В Москве прибытие Люсиного багажа задерживалось, и она решила поехать на 10 дней в Горький, повидать меня после полугодовой разлуки. Однако, как только она ступила на горьковскую землю, мышеловка захлопнулась, и больше она уже не смогла поехать в Москву до самого нашего освобождения в декабре. Уже на вокзале КГБ продемонстрировал свои неограниченные возможности, запретив носильщикам вынести Люсины вещи из вагона. Через несколько дней ее вызвали в ОВИР и потребовали сдать заграничный паспорт (который остался в Москве) и встать на учет ссыльной.

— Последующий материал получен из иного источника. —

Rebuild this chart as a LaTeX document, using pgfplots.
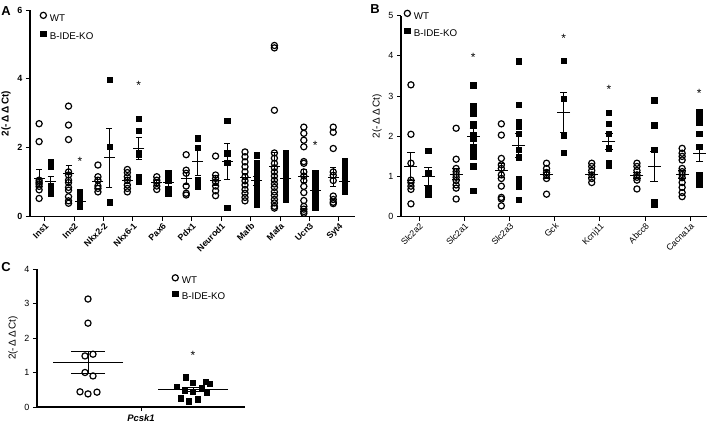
\documentclass[border=0pt]{standalone}
\usepackage{fontspec}
\setmainfont{Liberation Sans}
\usepackage{pgfplots}
\pgfplotsset{compat=1.18}
\pgfplotsset{
 gp/.style={scale only axis, axis lines=left, axis line style={-, line width=1.1pt}, tick align=outside,
   major tick length=4bp, tick style={line width=1pt, black}, /pgf/number format/assume math mode=true, clip=false,
   legend cell align=left,
   legend image code/.code={\draw[##1] plot coordinates {(0bp,3.3bp)};}},
 wt/.style={only marks, mark=o, mark size=3.1pt, mark options={line width=1.2pt, black}},
 ko/.style={only marks, mark=square*, mark size=2.7pt, black},
 mean/.style 2 args={only marks, mark=-, mark size=#1, mark options={line width=1pt}, black,
   error bars/.cd, y dir=both, y explicit, error mark=|, error bar style={line width=1pt}, error mark options={mark size=#2, line width=1pt}, /pgfplots/.cd},
 lgd/.style={legend style={at={#1}, anchor=north west, draw=none, fill=none,
    font=\fontsize{9.8}{11}\selectfont, row sep=6bp, column sep=2bp, inner sep=0pt, nodes={inner sep=1.5bp}}},
}
\tikzset{astar/.style={font=\fontsize{12}{12}\selectfont, anchor=center}}
\begin{document}
\begin{tikzpicture}
\path[use as bounding box] (0,0) rectangle (713bp,426bp);
% ---------------- Panel A
\begin{axis}[gp, at={(30bp,209.3bp)}, anchor=south west, width=325bp, height=206.7bp,
  xmin=-0.5, xmax=10.55, ymin=0, ymax=6, ytick={0,2,4,6}, xtick={0,...,10},
  xticklabels={Ins1,Ins2,Nkx2-2,Nkx6-1,Pax6,Pdx1,Neurod1,Mafb,Mafa,Ucn3,Syt4},
  xticklabel style={rotate=45, anchor=north east, inner sep=1bp, font=\bfseries\fontsize{8.8}{9}\selectfont},
  yticklabel style={font=\bfseries\fontsize{9}{10}\selectfont},
  ylabel={2(-\,Δ\,Δ\,Ct)}, ylabel style={font=\bfseries\fontsize{10}{11}\selectfont},
  lgd={(axis description cs:0.031,0.99)}, legend style={row sep=7bp}]
\addplot[wt] coordinates {
(-0.19,2.7)(-0.19,2.18)(-0.19,1.06)(-0.19,1.0)(-0.19,0.95)(-0.19,0.88)(-0.19,0.78)(-0.19,0.53)
(0.81,3.21)(0.81,2.66)(0.81,2.24)(0.81,1.3)(0.81,1.21)(0.81,1.06)(0.81,0.99)(0.81,0.85)(0.81,0.77)(0.81,0.58)(0.81,0.46)(0.81,0.39)
(1.81,1.5)(1.81,1.16)(1.81,1.06)(1.81,0.89)(1.81,0.82)(1.81,0.72)
(2.81,1.37)(2.81,1.28)(2.81,1.16)(2.81,1.06)(2.81,0.92)(2.81,0.82)(2.81,0.72)
(3.81,1.16)(3.81,1.06)(3.81,0.99)(3.81,0.89)(3.81,0.79)
(4.81,1.8)(4.81,1.35)(4.81,1.26)(4.81,0.89)(4.81,0.68)(4.81,0.63)
(5.81,1.76)(5.81,1.21)(5.81,1.11)(5.81,1.01)(5.81,0.89)(5.81,0.75)(5.81,0.61)
(6.81,1.88)(6.81,1.74)(6.81,1.59)(6.81,1.45)(6.81,1.30)(6.81,1.16)(6.81,1.04)(6.81,0.92)(6.81,0.79)(6.81,0.68)(6.81,0.56)(6.81,0.46)
(7.81,4.97)(7.81,4.9)(7.81,3.09)(7.81,1.85)(7.81,1.7)(7.81,1.55)(7.81,1.42)(7.81,1.3)(7.81,1.18)(7.81,1.06)(7.81,0.95)(7.81,0.85)(7.81,0.72)(7.81,0.62)(7.81,0.5)(7.81,0.4)(7.81,0.3)(7.81,0.25)
(8.81,2.6)(8.81,2.42)(8.81,2.22)(8.81,2.03)(8.81,1.6)(8.81,1.55)(8.81,1.3)(8.81,1.18)(8.81,1.05)(8.81,0.88)(8.81,0.7)(8.81,0.47)(8.81,0.3)(8.81,0.22)(8.81,0.15)(8.81,0.1)
(9.81,2.6)(9.81,2.45)(9.81,1.98)(9.81,1.3)(9.81,1.2)(9.81,1.05)(9.81,0.6)(9.81,0.5)(9.81,0.42)(9.81,0.38)
};
\addlegendentry{WT}
\addplot[ko] coordinates {
(0.2,1.58)(0.2,1.45)(0.2,0.9)(0.2,0.78)(0.2,0.68)
(1.2,0.72)(1.2,0.58)(1.2,0.43)(1.2,0.29)
(2.2,3.98)(2.2,2.03)(2.2,0.42)(2.2,0.4)
(3.2,2.85)(3.2,2.5)(3.2,1.86)(3.2,1.8)(3.2,1.15)(3.2,1.02)
(4.2,1.26)(4.2,1.06)(4.2,0.82)(4.2,0.68)
(5.2,2.28)(5.2,2.0)(5.2,1.06)(5.2,0.88)
(6.2,2.78)(6.2,1.84)(6.2,1.57)(6.2,0.27)
(7.2,1.78)(7.2,1.55)(7.2,1.4)(7.2,1.3)(7.2,1.2)(7.2,1.1)(7.2,1.0)(7.2,0.9)(7.2,0.8)(7.2,0.7)(7.2,0.6)(7.2,0.5)(7.2,0.4)(7.2,0.35)
(8.2,1.84)(8.2,1.7)(8.2,1.55)(8.2,1.4)(8.2,1.28)(8.2,1.15)(8.2,1.03)(8.2,0.92)(8.2,0.8)(8.2,0.7)(8.2,0.6)(8.2,0.5)
(9.2,1.27)(9.2,1.15)(9.2,1.02)(9.2,0.9)(9.2,0.78)(9.2,0.66)(9.2,0.55)(9.2,0.45)(9.2,0.35)(9.2,0.28)
(10.2,1.62)(10.2,1.45)(10.2,1.3)(10.2,1.2)(10.2,1.1)(10.2,1.0)(10.2,0.9)(10.2,0.8)(10.2,0.72)
};
\addlegendentry{B-IDE-KO}
\addplot[forget plot, mean={5.5bp}{3bp}] coordinates {
(-0.19,1.12) +- (0,0.24) (0.81,1.25) +- (0,0.25) (1.81,1.02) +- (0,0.12) (2.81,1.05) +- (0,0.09)
(3.81,0.98) +- (0,0.07) (4.81,1.1) +- (0,0.17) (5.81,1.05) +- (0,0.14) (6.81,1.13) +- (0,0.13)
(7.81,1.45) +- (0,0.42) (8.81,1.17) +- (0,0.19) (9.81,1.15) +- (0,0.28)
(0.2,1.02) +- (0,0.16) (1.2,0.45) +- (0,0.1) (2.2,1.71) +- (0,0.85) (3.2,1.98) +- (0,0.32)
(4.2,0.98) +- (0,0.12) (5.2,1.6) +- (0,0.4) (6.2,1.61) +- (0,0.52) (7.2,1.04) +- (0,0.12)
(8.2,1.12) +- (0,0.12) (9.2,0.76) +- (0,0.1) (10.2,1.02) +- (0,0.1)
};
\node[astar] at (axis cs:1.2,1.6) {*};
\node[astar] at (axis cs:3.2,3.8) {*};
\node[astar] at (axis cs:9.2,2.08) {*};
\end{axis}
% ---------------- Panel B
\begin{axis}[gp, at={(401bp,209.3bp)}, anchor=south west, width=306bp, height=201bp,
  xmin=-0.4, xmax=6.37, ymin=0, ymax=5, ytick={0,...,5}, xtick={0,...,6},
  xticklabels={Slc2a2,Slc2a1,Slc2a3,Gck,Kcnj11,Abcc8,Cacna1a},
  xticklabel style={rotate=45, anchor=north east, inner sep=1bp, font=\fontsize{8.8}{9}\selectfont},
  yticklabel style={font=\fontsize{9}{10}\selectfont},
  ylabel={2(-\,Δ\,Δ\,Ct)}, ylabel style={font=\fontsize{10}{11}\selectfont},
  lgd={(axis description cs:0.01,1.028)}]
\addplot[wt] coordinates {
(-0.18,3.28)(-0.18,2.05)(-0.18,1.33)(-0.18,0.91)(-0.18,0.85)(-0.18,0.76)(-0.18,0.68)(-0.18,0.32)
(0.82,2.2)(0.82,1.43)(0.82,1.2)(0.82,1.12)(0.82,1.05)(0.82,0.98)(0.82,0.9)(0.82,0.79)(0.82,0.71)(0.82,0.44)
(1.82,2.31)(1.82,2.03)(1.82,1.45)(1.82,1.29)(1.82,1.2)(1.82,1.04)(1.82,0.95)(1.82,0.76)(1.82,0.48)(1.82,0.44)(1.82,0.27)
(2.82,1.33)(2.82,1.2)(2.82,1.1)(2.82,1.04)(2.82,0.95)(2.82,0.56)
(3.82,1.33)(3.82,1.25)(3.82,1.15)(3.82,1.04)(3.82,0.95)(3.82,0.85)
(4.82,1.33)(4.82,1.25)(4.82,1.15)(4.82,1.04)(4.82,0.98)(4.82,0.91)(4.82,0.69)
(5.82,1.7)(5.82,1.58)(5.82,1.5)(5.82,1.41)(5.82,1.2)(5.82,1.12)(5.82,1.05)(5.82,0.97)(5.82,0.85)(5.82,0.73)(5.82,0.6)(5.82,0.5)
};
\addlegendentry{WT}
\addplot[ko] coordinates {
(0.2,1.64)(0.2,1.08)(0.2,0.71)(0.2,0.56)
(1.2,3.27)(1.2,2.75)(1.2,2.57)(1.2,2.3)(1.2,2.03)(1.2,1.95)(1.2,1.74)(1.2,1.58)(1.2,1.5)(1.2,1.26)(1.2,0.65)
(2.2,3.87)(2.2,2.78)(2.2,2.36)(2.2,2.24)(2.2,2.07)(2.2,1.66)(2.2,1.48)(2.2,0.93)(2.2,0.76)(2.2,0.42)
(3.2,3.88)(3.2,2.93)(3.2,2.03)(3.2,1.59)
(4.2,2.59)(4.2,2.31)(4.2,2.06)(4.2,1.7)(4.2,1.33)(4.2,1.27)
(5.2,2.9)(5.2,2.28)(5.2,1.66)(5.2,0.37)(5.2,0.34)(5.2,0.3)
(6.2,2.6)(6.2,2.48)(6.2,2.35)(6.2,2.07)(6.2,1.74)(6.2,1.05)(6.2,0.95)(6.2,0.87)(6.2,0.8)
};
\addlegendentry{B-IDE-KO}
\addplot[forget plot, mean={6.5bp}{3.7bp}] coordinates {
(-0.18,1.25) +- (0,0.35) (0.82,1.06) +- (0,0.13) (1.82,1.15) +- (0,0.18) (2.82,1.05) +- (0,0.11)
(3.82,1.04) +- (0,0.07) (4.82,1.03) +- (0,0.08) (5.82,1.06) +- (0,0.1)
(0.2,1.0) +- (0,0.22) (1.2,2.0) +- (0,0.2) (2.2,1.77) +- (0,0.3) (3.2,2.6) +- (0,0.5)
(4.2,1.88) +- (0,0.2) (5.2,1.25) +- (0,0.38) (6.2,1.58) +- (0,0.2)
};
\node[astar] at (axis cs:1.2,3.97) {*};
\node[astar] at (axis cs:3.2,4.43) {*};
\node[astar] at (axis cs:4.2,3.16) {*};
\node[astar] at (axis cs:6.2,3.06) {*};
\end{axis}
% ---------------- Panel C
\begin{axis}[gp, at={(37bp,19bp)}, anchor=south west, width=208bp, height=138bp,
  xmin=37, xmax=245, ymin=0, ymax=4, ytick={0,...,4}, xtick={141},
  xticklabels={\textbf{\textit{Pcsk1}}},
  xticklabel style={font=\fontsize{9.5}{10}\selectfont},
  yticklabel style={font=\fontsize{9}{10}\selectfont},
  ylabel={2(-\,Δ\,Δ\,Ct)}, ylabel style={font=\fontsize{10}{11}\selectfont},
  lgd={(axis cs:172,3.84)}, legend style={row sep=4.5bp}]
\addplot[wt] coordinates {
(88,3.13)(88,2.43)(85,1.48)(93,1.53)(85,1.0)(93,0.9)(80,0.44)(88,0.38)(97,0.43)
};
\addlegendentry{WT}
\addplot[ko] coordinates {
(186,0.86)(177,0.59)(193,0.7)(206,0.73)(210,0.67)(185,0.49)(193,0.44)(202,0.54)(207,0.41)(181,0.25)(189,0.17)(198,0.23)
};
\addlegendentry{B-IDE-KO}
\addplot[forget plot, mean={35bp}{17bp}] coordinates {(88,1.29) +- (0,0.32)};
\addplot[forget plot, mean={35bp}{10bp}] coordinates {(193,0.51) +- (0,0.05)};
\node[astar] at (axis cs:193,1.5) {*};
\end{axis}
\node[font=\bfseries\fontsize{13}{14}\selectfont] at (6bp,415bp) {A};
\node[font=\bfseries\fontsize{13}{14}\selectfont] at (375bp,417bp) {B};
\node[font=\bfseries\fontsize{13}{14}\selectfont] at (6bp,159bp) {C};
\end{tikzpicture}
\end{document}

Люся многое рассказала мне в первые же часы нашей встречи: о детях, внуках и Руфи Григорьевне, об операции и других медицинских делах, о написанной ею книге, о выступлении в Конгрессе США, о многочисленных действиях с целью способствовать изменению моего положения. Она рассказала также о появившихся на Западе гебистских фильмах (снимавшихся скрытой камерой на протяжении многих лет до голодовки, во время и после голодовки, в том числе на улице и в кабинетах д-ра О. А. Обухова и его жены, кардиолога д-ра А. А. Обуховой, на вокзале в Горьком, на почте и в других местах). Во время наших телефонных разговоров в декабре–мае Люся неоднократно пыталась рассказать о фильмах, но каждый раз, как она затрагивала эту тему, связь прерывалась.

<…>

В июне доктор А. А. Обухова назначила мне прийти к ней на медосмотр. До этого я был у нее три раза, и, как я узнал от Люси и писал выше, все эти осмотры снимались скрытой камерой. Я послал такую телеграмму: «Я отказываюсь осмотров вас мне отвратительны беззаконные съемки скрытой камерой вашем кабинете кабинете вашего мужа передачей фильмов всему миру такая кавычки медицина кавычки мне не нужна. Сахаров» и получил бесподобный ответ: «Мне искренне жаль Вас, академик. На Вашу благодарность, конечно, не рассчитываю. Профессор Обухова». Ни я, ни Люся не собирались больше обращаться к услугам горьковской медицины ни при каких обстоятельствах.